Whilst married to Christine, Philip had adulterous affairs from as early as 1526 and even practised bigamy. He had another nine children with his other (morganatic) wife, Margarethe von der Saale, one of his sister’s ladies-in-waiting. In 1540, Christine gave her consent to her husband's bigamy with his lover in writing as long as any children had an inferior status, but it was politically disadvantageous and had a negative effect upon the Protestant Reformation. Margarethe von der Saale was never seen at court and her children were barred from any claim to the landgraviate and from inheriting their fathers lands.

During Philip's absence and captivity under Imperial arrest from 1547 to 1549, Christine was regent jointly with her oldest son.
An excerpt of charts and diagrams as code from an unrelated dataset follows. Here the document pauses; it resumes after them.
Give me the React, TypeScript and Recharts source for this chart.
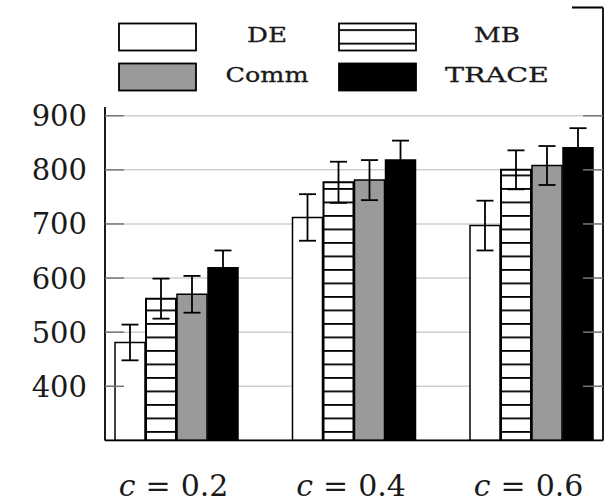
import React from "react";
import { BarChart, Bar, XAxis, YAxis, CartesianGrid, ErrorBar, Legend, ReferenceLine } from "recharts";

// values
const CATEGORIES = ["0.2", "0.4", "0.6"];
const SERIES = ["DE", "MB", "Comm", "TRACE"];
const DE = [481, 712, 697];
const DE_ERR = [33, 43, 46];
const MB = [562, 777, 800];
const MB_ERR = [37, 38, 36];
const COMM = [570, 781, 808];
const COMM_ERR = [34, 37, 36];
const TRACE = [619, 818, 841];
const TRACE_ERR = [32, 36, 36];
const Y_TICKS = [400, 500, 600, 700, 800, 900];
const Y_DOMAIN: [number, number] = [300, 1100];

const VALUES: Record<string, number[]> = { DE, MB, Comm: COMM, TRACE };
const ERRORS: Record<string, number[]> = { DE: DE_ERR, MB: MB_ERR, Comm: COMM_ERR, TRACE: TRACE_ERR };

const data = CATEGORIES.map((c, i) => {
  const row: Record<string, string | number> = { c };
  SERIES.forEach((s) => {
    row[s] = VALUES[s][i];
    row[s + "Err"] = ERRORS[s][i];
  });
  return row;
});

const STYLE: Record<string, { fill: string; legendFill: string; stroke: number; textW: number }> = {
  DE: { fill: "#ffffff", legendFill: "#ffffff", stroke: 1.5, textW: 40 },
  MB: { fill: "url(#mbStripes)", legendFill: "url(#mbLegend)", stroke: 2, textW: 46 },
  Comm: { fill: "#9a9a9a", legendFill: "#9a9a9a", stroke: 1.5, textW: 83 },
  TRACE: { fill: "#000000", legendFill: "#000000", stroke: 1.5, textW: 104 },
};

const SERIF = "DejaVu Serif";
const INK = "#1a1a1a";

const LeftTick = (props: any) => {
  const { x, y, payload } = props;
  return (
    <g>
      <line x1={x} x2={x + 19} y1={y} y2={y} stroke="#777" strokeWidth={1.5} />
      <text x={x - 18} y={y} dy={10.5} textAnchor="end" fontFamily={SERIF} fontSize={29} fill={INK}>
        {payload.value}
      </text>
    </g>
  );
};

const RightTick = (props: any) => {
  const { x, y } = props;
  return <line x1={x - 20} x2={x} y1={y} y2={y} stroke="#777" strokeWidth={1.5} />;
};

// "c = 0.2" with math-like spacing around the equals sign
const BottomTick = (props: any) => {
  const { x, y, payload } = props;
  return (
    <text x={x - 58} y={y + 56} textAnchor="start" fontFamily={SERIF} fontSize={30} fill={INK}>
      <tspan fontStyle="italic">c</tspan>
      <tspan dx={10}>=</tspan>
      <tspan dx={10}>{payload.value}</tspan>
    </text>
  );
};

const LegendBox = () => (
  <svg width={477} height={107} style={{ display: "block" }}>
    <defs>
      <pattern id="mbLegend" patternUnits="userSpaceOnUse" x={0} y={29.2} width={8} height={13.5}>
        <rect width={8} height={13.5} fill="#fff" />
        <rect width={8} height={1.8} fill="#000" />
      </pattern>
    </defs>
    {SERIES.map((s, i) => {
      const col = i % 2;
      const row = Math.floor(i / 2);
      const bx = 24 + col * 220;
      const by = 23.5 + row * 40;
      return (
        <g key={s}>
          <rect x={bx} y={by} width={77} height={27} fill={STYLE[s].legendFill} stroke="#000" strokeWidth={1.8} />
          <text
            x={172 + col * 230}
            y={by + 18}
            textAnchor="middle"
            fontFamily={SERIF}
            fontSize={21}
            fill={INK}
            stroke={INK}
            strokeWidth={0.3}
            textLength={STYLE[s].textW}
            lengthAdjust="spacingAndGlyphs"
          >
            {s}
          </text>
        </g>
      );
    })}
  </svg>
);

export default function App() {
  return (
    <div style={{ position: "absolute", left: 0, top: 0, background: "#fff" }}>
      <BarChart
        width={613}
        height={503}
        data={data}
        margin={{ top: 7.5, right: 0, bottom: 0, left: 0 }}
        barSize={30}
        barGap={1}
      >
        <defs>
          <pattern id="mbStripes" patternUnits="userSpaceOnUse" x={0} y={431} width={8} height={13.5}>
            <rect width={8} height={13.5} fill="#fff" />
            <rect width={8} height={1.8} fill="#000" />
          </pattern>
        </defs>
        <CartesianGrid vertical={false} stroke="#cfcfcf" strokeWidth={1.5} />
        <XAxis
          dataKey="c"
          height={62.6}
          padding={{ left: -17, right: -17.5 }}
          axisLine={{ stroke: "#000", strokeWidth: 1.8 }}
          tickLine={false}
          tickSize={0}
          tickMargin={0}
          tick={<BottomTick />}
        />
        <YAxis
          width={105}
          domain={Y_DOMAIN}
          ticks={Y_TICKS}
          allowDataOverflow
          axisLine={{ stroke: "#000", strokeWidth: 1.8 }}
          tickLine={false}
          tickSize={0}
          tickMargin={0}
          tick={<LeftTick />}
        />
        <YAxis
          yAxisId="right"
          orientation="right"
          width={10}
          domain={Y_DOMAIN}
          ticks={Y_TICKS}
          allowDataOverflow
          axisLine={{ stroke: "#000", strokeWidth: 1.8 }}
          tickLine={false}
          tickSize={0}
          tickMargin={0}
          tick={<RightTick />}
        />
        <ReferenceLine y={1100} stroke="#000" strokeWidth={1.8} />
        {SERIES.map((s) => (
          <Bar
            key={s}
            dataKey={s}
            fill={STYLE[s].fill}
            stroke="#000"
            strokeWidth={STYLE[s].stroke}
            isAnimationActive={false}
          >
            <ErrorBar dataKey={s + "Err"} width={8.5} stroke="#000" strokeWidth={1.8} direction="y" isAnimationActive={false} />
          </Bar>
        ))}
        <Legend
          layout="horizontal"
          verticalAlign="middle"
          align="center"
          content={<LegendBox />}
          wrapperStyle={{ position: "absolute", left: 95, top: 0, width: 477, height: 107, background: "#fff" }}
        />
      </BarChart>
    </div>
  );
}
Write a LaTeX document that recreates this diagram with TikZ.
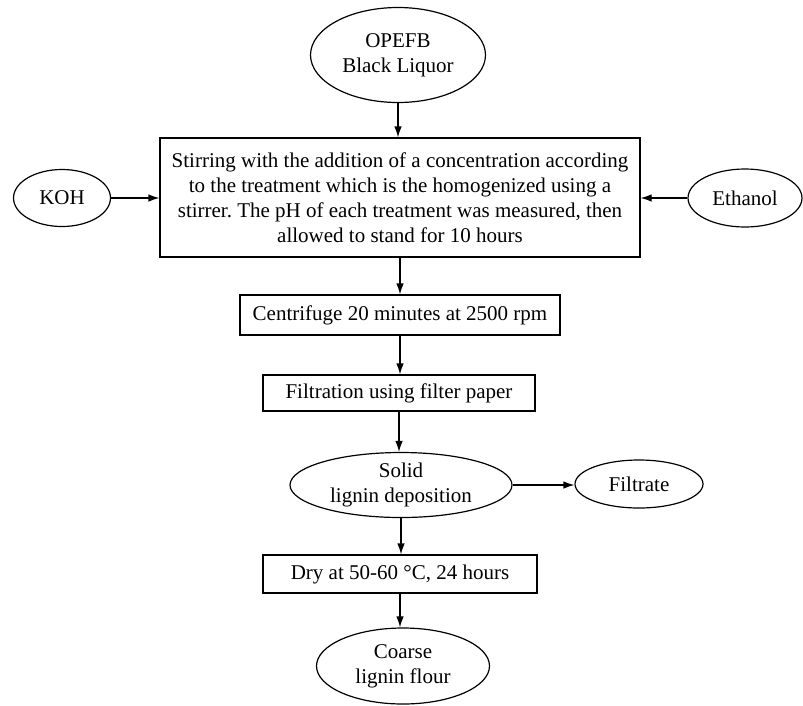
\documentclass[tikz,border=0pt]{standalone}
\usepackage{fontspec}
\setmainfont{Liberation Serif}
\usetikzlibrary{shapes.geometric,arrows.meta}
\begin{document}
\frenchspacing
\begin{tikzpicture}[x=1pt,y=-1pt,
  every node/.style={font=\fontsize{21}{25}\selectfont, inner sep=0pt, align=center},
  oval/.style={draw, ellipse, line width=1.2pt},
  procbox/.style={draw, rectangle, line width=1.2pt},
  flow/.style={line width=1.2pt, -{Latex[length=11pt,width=7.5pt]}}]
\useasboundingbox (0,0) rectangle (803,705);
\node[oval, minimum width=175, minimum height=95] (opefb) at (398,55) {OPEFB\\Black Liquor};
\node[procbox, minimum width=480, minimum height=119] (stir) at (400,197.5)
  {Stirring with the addition of a concentration according\\to the treatment which is the homogenized using a\\stirrer. The pH of each treatment was measured, then\\allowed to stand for 10 hours};
\node[oval, minimum width=97, minimum height=57] (koh) at (62,198) {KOH};
\node[oval, minimum width=114, minimum height=58] (eth) at (745,198) {Ethanol};
\node[procbox, minimum width=320, minimum height=40] (cent) at (400,315) {Centrifuge 20 minutes at 2500 rpm};
\node[procbox, minimum width=272, minimum height=36] (filt) at (399,393) {Filtration using filter paper};
\node[oval, minimum width=222, minimum height=65] (solid) at (401,485) {Solid\\lignin deposition};
\node[oval, minimum width=128, minimum height=48] (filtrate) at (639,484) {Filtrate};
\node[procbox, minimum width=274, minimum height=38] (dry) at (400,574) {Dry at 50-60 °C, 24 hours};
\node[oval, minimum width=173, minimum height=76] (coarse) at (403,666) {Coarse\\lignin flour};
\draw[flow] (opefb.south) -- (opefb.south |- stir.north);
\draw[flow] (koh.east) -- (stir.west |- koh.east);
\draw[flow] (eth.west) -- (stir.east |- eth.west);
\draw[flow] (stir.south) -- (stir.south |- cent.north);
\draw[flow] (cent.south) -- (cent.south |- filt.north);
\draw[flow] (filt.south) -- (filt.south |- solid.north);
\draw[flow] (solid.east) -- (filtrate.west |- solid.east);
\draw[flow] (solid.south) -- (solid.south |- dry.north);
\draw[flow] (dry.south) -- (dry.south |- coarse.north);
\end{tikzpicture}
\end{document}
She died before Philip's release in 1552.

== Depictions ==
Lead glazed earthenware stove tiles of Phillip and Christine were excavated in Haapsalu, Estonia, and are held in the collection of the Läänemaa Museum.

==Children with Philip of Hesse==
1. Agnes of Hesse (31 May 1527 - 4 November 1555), married:
  1. in Marburg on 9 January 1541 to Maurice, Elector of Saxony;
  2. in Weimar on 26 May 1555 to John Frederick II, Duke of Saxe-Gotha.
2. Anna of Hesse (26 October 1529 - 10 July 1591), married on 24 February 1544 to Wolfgang, Count Palatine of Zweibrücken.
3. William IV of Hesse-Kassel (or Hesse-Cassel) (24 June 1532 - 25 August 1592).
4. Philipp Ludwig (29 June 1534 - 31 August 1535), died in infancy.
5. Barbara of Hesse (8 April 1536 - 8 June 1597), married:
  1. in Reichenweier on 10 September 1555 to Duke George I of Württemberg-Mömpelgard;
  2. in Kassel on 11 November 1568 to Count Daniel of Waldeck.
6. Louis IV of Hesse-Marburg (27 May 1537 - 9 October 1604).
7. Elisabeth of Hesse (13 February 1539 - 14 March 1582), married on 8 July 1560 to Louis VI, Elector Palatine.
8. Philip II of Hesse-Rheinfels (22 April 1541 - 20 November 1583).
9. Christine of Hesse (29 June 1543 - 13 May 1604), married in Gottorp on 17 December 1564 to Adolf, Duke of Holstein-Gottorp.
10. Georg I of Hesse-Darmstadt (10 September 1547 - 7 February 1596).